Open turt2live opened 2 years ago
as an early proposal: I'd like us to target the last 2 spec releases, or roughly 6 months worth of releases. Anything which is older than that and still works is purely coincidence, but also likely to not break, so should be fine.
This is mostly to ensure we're not having to support a server that stopped development in 2003 or something.
Coming from #19674; I think it's useful to embed this support into Element code itself, and to enumerate exactly which matrix versions are supported.
Even though matrix versions aren't expected to remove support, it might come in the future with this new versioning system, and it would make Element more robust to check for this explicitly, and to offer a "proceed anyways" dialogue up front.

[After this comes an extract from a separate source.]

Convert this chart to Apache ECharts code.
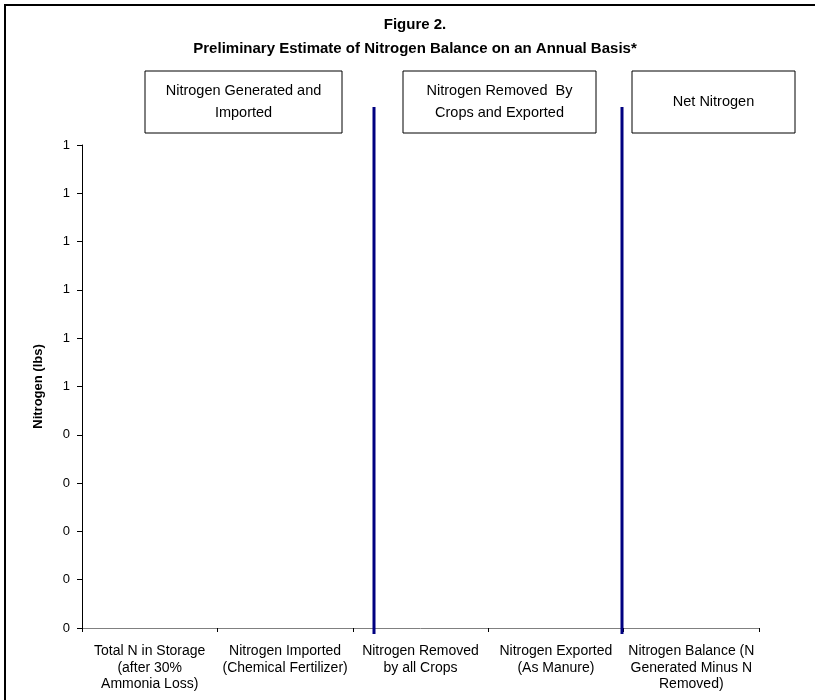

This could be embedded in js-sdk
, which takes the right actions considering what matrix versions the server supports. (If the idea is to switch to rust-sdk
, then ruma
already has the information necessary to know which endpoints are supported for what matrix version. In fact, it refuses to emit a request object calling the stable URL if it detects the server versions are too old for that.)
we'd probably tie it into a modernizr-style check, yes.
This is even more important now that MSC3244 got ripped out, as the client will crash on servers without room version 9 support.
For things like https://github.com/vector-im/element-web/issues/22337 and similar the fix is to use the stable endpoint, but at what point do we consider it safe to drop the version check around an HTTP call? In the general case, we drop the version check once "sufficient users" are on a compatible homeserver, however with the spec's new versioning scheme it's hard to determine when that would be exactly.